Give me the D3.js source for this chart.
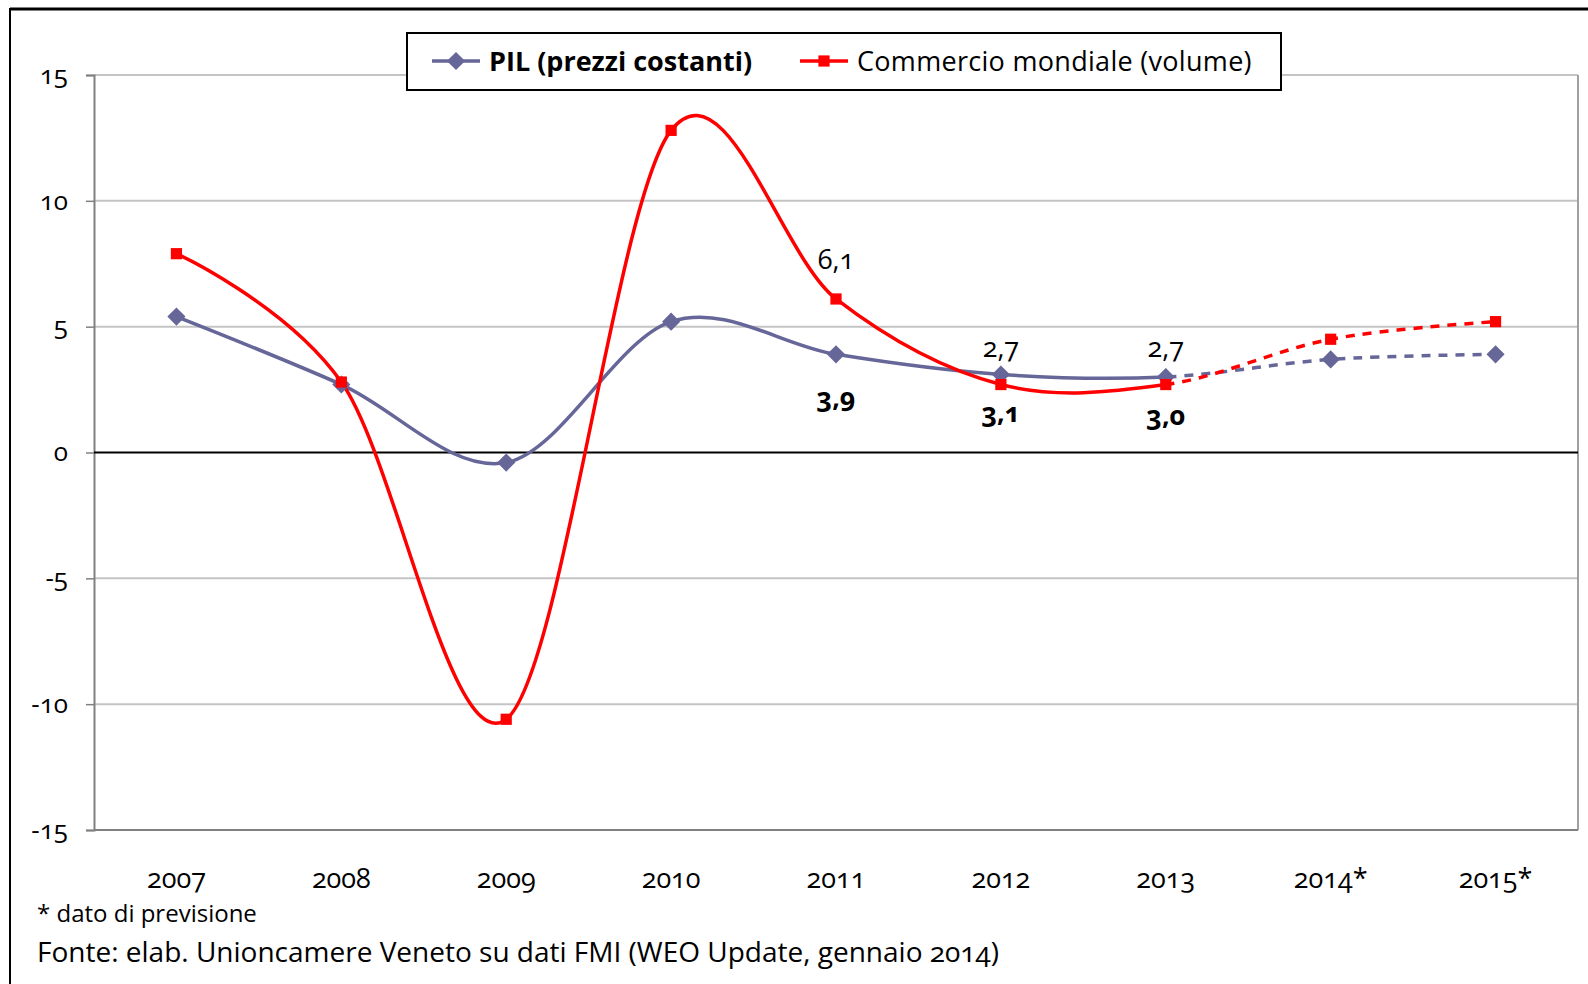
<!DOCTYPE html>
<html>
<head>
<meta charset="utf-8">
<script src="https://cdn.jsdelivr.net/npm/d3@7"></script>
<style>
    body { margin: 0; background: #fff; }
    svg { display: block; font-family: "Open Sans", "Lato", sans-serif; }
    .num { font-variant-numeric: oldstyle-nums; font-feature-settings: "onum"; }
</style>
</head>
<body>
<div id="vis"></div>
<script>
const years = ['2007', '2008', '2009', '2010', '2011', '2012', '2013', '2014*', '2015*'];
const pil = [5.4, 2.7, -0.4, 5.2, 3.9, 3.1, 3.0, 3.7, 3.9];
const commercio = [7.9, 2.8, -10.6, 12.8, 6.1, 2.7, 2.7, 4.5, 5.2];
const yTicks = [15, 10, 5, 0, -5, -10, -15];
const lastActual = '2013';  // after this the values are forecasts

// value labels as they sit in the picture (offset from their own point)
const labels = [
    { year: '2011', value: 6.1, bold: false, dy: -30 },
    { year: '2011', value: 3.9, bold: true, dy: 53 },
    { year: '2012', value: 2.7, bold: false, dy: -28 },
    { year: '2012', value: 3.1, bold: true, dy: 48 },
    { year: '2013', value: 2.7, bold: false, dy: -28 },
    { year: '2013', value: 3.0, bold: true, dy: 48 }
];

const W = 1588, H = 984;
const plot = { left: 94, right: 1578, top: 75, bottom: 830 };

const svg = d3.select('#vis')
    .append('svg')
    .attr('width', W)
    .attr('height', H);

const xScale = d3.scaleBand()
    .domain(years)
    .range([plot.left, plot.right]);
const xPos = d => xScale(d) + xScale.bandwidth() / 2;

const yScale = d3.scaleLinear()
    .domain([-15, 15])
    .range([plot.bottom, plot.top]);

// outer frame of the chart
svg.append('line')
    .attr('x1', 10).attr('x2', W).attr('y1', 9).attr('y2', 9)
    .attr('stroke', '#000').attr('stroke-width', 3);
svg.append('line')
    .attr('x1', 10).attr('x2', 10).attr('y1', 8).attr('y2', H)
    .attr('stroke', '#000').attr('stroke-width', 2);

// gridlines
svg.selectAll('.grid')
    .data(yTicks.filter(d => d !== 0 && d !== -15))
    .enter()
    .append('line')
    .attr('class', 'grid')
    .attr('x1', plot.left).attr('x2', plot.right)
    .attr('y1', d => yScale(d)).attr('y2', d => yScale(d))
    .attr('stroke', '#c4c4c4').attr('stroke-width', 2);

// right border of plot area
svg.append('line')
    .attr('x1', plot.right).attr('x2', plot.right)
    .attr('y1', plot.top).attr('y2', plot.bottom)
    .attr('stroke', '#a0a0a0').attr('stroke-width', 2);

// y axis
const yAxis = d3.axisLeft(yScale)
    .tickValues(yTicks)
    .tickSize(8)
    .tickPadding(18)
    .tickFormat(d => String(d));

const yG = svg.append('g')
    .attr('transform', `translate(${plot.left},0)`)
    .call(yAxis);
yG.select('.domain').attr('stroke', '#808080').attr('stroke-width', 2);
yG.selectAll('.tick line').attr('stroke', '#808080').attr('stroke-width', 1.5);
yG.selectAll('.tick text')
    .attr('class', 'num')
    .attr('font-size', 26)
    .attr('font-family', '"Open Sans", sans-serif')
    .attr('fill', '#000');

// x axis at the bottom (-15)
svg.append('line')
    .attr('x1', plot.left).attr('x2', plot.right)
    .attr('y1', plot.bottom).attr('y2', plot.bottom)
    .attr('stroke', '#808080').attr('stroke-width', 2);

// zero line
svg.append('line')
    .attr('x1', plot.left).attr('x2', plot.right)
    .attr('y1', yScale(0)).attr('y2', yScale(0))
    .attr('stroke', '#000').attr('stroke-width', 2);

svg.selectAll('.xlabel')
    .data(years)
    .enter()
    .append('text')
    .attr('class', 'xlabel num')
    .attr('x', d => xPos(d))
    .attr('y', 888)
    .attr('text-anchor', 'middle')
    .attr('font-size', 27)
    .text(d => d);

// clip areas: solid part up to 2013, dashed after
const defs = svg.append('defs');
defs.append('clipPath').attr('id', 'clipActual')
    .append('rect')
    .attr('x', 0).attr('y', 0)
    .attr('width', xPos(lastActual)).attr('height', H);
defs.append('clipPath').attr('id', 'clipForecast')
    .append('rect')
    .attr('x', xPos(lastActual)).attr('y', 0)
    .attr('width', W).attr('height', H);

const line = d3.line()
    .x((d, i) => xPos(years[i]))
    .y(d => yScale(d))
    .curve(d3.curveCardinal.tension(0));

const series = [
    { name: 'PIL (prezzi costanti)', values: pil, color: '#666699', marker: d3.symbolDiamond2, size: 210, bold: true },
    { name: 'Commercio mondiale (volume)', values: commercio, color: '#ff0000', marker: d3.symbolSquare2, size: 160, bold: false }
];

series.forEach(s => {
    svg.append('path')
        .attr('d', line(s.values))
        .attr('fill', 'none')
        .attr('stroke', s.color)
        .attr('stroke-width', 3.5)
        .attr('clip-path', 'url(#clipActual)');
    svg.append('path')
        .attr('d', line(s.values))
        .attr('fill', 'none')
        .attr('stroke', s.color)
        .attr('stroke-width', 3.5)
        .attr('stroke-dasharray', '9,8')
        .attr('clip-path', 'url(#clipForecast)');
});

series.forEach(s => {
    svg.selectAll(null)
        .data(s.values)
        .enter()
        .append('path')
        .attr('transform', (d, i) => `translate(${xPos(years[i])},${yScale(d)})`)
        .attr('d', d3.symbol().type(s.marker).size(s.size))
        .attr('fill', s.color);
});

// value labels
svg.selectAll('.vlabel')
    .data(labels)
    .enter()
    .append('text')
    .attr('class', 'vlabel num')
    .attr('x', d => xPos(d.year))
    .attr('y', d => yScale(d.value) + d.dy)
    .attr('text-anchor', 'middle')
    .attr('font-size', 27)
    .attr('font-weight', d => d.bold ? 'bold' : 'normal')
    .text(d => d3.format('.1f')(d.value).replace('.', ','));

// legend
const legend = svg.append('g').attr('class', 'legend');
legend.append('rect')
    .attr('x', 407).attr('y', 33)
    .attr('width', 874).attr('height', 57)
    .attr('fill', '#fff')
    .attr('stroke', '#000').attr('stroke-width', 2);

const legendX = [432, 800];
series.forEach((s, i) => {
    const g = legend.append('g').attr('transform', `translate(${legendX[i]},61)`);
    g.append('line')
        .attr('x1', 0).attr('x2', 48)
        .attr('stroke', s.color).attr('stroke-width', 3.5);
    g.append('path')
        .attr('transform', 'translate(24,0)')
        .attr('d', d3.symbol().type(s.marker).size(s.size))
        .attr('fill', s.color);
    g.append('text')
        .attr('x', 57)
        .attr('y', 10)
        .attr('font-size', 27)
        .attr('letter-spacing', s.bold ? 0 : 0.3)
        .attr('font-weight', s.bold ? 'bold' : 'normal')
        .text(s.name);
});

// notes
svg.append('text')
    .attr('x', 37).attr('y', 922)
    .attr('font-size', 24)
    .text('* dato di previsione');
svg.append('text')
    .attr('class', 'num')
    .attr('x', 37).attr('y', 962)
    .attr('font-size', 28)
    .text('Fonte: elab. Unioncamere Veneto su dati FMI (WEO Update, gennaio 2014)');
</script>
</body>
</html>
----
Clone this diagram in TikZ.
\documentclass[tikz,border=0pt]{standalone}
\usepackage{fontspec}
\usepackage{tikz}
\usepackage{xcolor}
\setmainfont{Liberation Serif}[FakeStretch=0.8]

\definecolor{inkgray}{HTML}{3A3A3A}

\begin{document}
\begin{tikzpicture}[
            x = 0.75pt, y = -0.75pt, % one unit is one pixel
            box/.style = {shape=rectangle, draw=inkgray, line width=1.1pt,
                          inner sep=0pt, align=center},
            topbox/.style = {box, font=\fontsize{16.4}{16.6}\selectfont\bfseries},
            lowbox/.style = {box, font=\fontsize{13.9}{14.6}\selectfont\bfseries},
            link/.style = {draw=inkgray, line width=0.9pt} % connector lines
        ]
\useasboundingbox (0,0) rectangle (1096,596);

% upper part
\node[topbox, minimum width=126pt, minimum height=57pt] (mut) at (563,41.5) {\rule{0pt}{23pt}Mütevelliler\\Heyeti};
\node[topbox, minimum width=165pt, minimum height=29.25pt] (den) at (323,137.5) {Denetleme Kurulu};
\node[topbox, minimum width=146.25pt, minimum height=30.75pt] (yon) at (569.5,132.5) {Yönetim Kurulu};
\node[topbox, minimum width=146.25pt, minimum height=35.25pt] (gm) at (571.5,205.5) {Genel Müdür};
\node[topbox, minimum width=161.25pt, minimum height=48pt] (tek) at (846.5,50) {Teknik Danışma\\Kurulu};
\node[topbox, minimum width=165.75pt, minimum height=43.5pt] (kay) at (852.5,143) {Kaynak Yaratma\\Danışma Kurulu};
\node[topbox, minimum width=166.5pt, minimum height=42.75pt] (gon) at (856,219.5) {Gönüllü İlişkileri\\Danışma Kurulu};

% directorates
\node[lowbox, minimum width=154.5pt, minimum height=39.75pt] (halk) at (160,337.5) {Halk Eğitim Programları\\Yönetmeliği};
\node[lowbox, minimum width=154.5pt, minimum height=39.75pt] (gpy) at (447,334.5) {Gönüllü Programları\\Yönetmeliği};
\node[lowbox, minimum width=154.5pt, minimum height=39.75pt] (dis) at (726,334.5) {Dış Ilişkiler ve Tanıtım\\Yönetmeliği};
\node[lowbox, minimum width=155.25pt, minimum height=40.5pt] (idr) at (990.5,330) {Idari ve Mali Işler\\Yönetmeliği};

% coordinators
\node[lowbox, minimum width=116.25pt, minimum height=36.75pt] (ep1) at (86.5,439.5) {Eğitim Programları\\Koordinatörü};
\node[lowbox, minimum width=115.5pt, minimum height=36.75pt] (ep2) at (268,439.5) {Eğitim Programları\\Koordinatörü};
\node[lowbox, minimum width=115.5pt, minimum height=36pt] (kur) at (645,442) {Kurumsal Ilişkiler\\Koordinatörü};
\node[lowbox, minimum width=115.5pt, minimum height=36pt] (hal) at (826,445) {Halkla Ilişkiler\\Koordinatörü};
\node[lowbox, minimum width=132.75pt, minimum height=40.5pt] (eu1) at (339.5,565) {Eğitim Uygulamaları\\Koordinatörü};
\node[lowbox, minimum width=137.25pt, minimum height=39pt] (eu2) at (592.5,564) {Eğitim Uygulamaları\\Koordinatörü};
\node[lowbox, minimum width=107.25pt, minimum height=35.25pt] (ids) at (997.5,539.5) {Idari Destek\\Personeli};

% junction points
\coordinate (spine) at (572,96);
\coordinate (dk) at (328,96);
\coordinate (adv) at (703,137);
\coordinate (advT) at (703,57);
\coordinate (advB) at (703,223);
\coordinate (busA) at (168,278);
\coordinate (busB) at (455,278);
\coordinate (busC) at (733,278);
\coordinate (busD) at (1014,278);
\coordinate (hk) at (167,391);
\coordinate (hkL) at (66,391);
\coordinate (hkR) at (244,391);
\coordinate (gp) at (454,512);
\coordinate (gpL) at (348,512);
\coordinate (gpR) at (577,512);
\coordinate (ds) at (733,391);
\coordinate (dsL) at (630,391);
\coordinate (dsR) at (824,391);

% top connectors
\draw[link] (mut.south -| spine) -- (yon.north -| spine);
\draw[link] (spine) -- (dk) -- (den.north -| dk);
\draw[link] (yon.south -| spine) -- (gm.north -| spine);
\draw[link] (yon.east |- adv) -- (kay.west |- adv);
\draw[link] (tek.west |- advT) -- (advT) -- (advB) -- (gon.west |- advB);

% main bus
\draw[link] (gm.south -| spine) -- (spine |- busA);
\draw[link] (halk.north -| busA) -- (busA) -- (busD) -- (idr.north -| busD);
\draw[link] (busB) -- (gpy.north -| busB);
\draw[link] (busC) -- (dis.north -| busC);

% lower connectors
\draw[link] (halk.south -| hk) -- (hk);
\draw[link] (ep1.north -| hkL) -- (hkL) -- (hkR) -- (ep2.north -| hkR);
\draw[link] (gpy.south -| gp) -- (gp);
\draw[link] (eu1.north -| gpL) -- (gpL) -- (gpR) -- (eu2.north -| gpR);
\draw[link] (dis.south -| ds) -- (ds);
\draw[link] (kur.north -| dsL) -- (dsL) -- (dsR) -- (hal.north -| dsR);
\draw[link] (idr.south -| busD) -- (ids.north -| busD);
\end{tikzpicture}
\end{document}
----
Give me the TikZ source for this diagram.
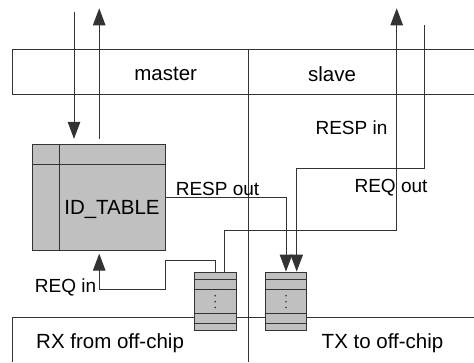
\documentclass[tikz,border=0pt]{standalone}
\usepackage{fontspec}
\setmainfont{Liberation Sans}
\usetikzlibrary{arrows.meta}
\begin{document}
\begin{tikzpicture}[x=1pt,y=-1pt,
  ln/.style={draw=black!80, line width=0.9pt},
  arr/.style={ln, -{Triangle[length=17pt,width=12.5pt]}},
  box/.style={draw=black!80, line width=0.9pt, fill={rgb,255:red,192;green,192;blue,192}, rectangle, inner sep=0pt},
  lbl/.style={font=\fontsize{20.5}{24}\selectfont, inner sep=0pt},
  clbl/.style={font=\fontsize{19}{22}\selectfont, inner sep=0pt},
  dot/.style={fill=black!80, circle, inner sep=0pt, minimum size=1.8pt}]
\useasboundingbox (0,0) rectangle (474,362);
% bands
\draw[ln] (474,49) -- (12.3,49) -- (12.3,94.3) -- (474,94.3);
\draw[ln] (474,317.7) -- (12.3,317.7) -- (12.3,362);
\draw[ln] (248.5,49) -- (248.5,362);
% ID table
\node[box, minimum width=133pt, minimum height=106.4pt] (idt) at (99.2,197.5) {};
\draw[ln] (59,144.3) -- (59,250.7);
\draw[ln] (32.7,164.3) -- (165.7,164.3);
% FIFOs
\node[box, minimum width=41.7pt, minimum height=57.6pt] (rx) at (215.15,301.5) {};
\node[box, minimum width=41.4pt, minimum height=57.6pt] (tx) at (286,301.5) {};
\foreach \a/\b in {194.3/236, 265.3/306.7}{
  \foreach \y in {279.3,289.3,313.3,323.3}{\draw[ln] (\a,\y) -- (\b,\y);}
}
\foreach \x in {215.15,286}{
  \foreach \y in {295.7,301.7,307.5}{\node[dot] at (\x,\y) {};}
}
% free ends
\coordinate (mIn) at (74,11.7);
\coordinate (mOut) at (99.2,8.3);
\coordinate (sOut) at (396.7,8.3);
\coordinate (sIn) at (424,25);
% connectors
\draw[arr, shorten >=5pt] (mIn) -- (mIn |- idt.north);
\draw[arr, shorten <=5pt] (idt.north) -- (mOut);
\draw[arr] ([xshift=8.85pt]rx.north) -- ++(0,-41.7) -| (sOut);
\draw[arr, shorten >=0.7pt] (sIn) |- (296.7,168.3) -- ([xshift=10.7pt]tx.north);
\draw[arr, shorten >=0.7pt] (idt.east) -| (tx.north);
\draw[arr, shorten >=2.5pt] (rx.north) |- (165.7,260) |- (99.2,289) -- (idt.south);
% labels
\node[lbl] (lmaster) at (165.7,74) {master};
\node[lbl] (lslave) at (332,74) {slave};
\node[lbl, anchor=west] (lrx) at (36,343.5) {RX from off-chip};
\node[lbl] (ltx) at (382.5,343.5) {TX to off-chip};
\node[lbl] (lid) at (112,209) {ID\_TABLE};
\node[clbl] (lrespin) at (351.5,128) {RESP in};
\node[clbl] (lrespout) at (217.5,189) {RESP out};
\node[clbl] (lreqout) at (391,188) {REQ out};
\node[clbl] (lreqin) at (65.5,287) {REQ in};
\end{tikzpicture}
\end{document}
----
> WORK REQUIRED
Exactly the lines starting at the line containing "Give me the D3.js source for this chart." and ending at the line containing "const lastActual = '2013';" should be transcribed, both included; omit the pictures.

> OUTPUT FOR THIS TASK
Give me the D3.js source for this chart.
<!DOCTYPE html>
<html>
<head>
<meta charset="utf-8">
<script src="https://cdn.jsdelivr.net/npm/d3@7"></script>
<style>
    body { margin: 0; background: #fff; }
    svg { display: block; font-family: "Open Sans", "Lato", sans-serif; }
    .num { font-variant-numeric: oldstyle-nums; font-feature-settings: "onum"; }
</style>
</head>
<body>
<div id="vis"></div>
<script>
const years = ['2007', '2008', '2009', '2010', '2011', '2012', '2013', '2014*', '2015*'];
const pil = [5.4, 2.7, -0.4, 5.2, 3.9, 3.1, 3.0, 3.7, 3.9];
const commercio = [7.9, 2.8, -10.6, 12.8, 6.1, 2.7, 2.7, 4.5, 5.2];
const yTicks = [15, 10, 5, 0, -5, -10, -15];
const lastActual = '2013';  // after this the values are forecasts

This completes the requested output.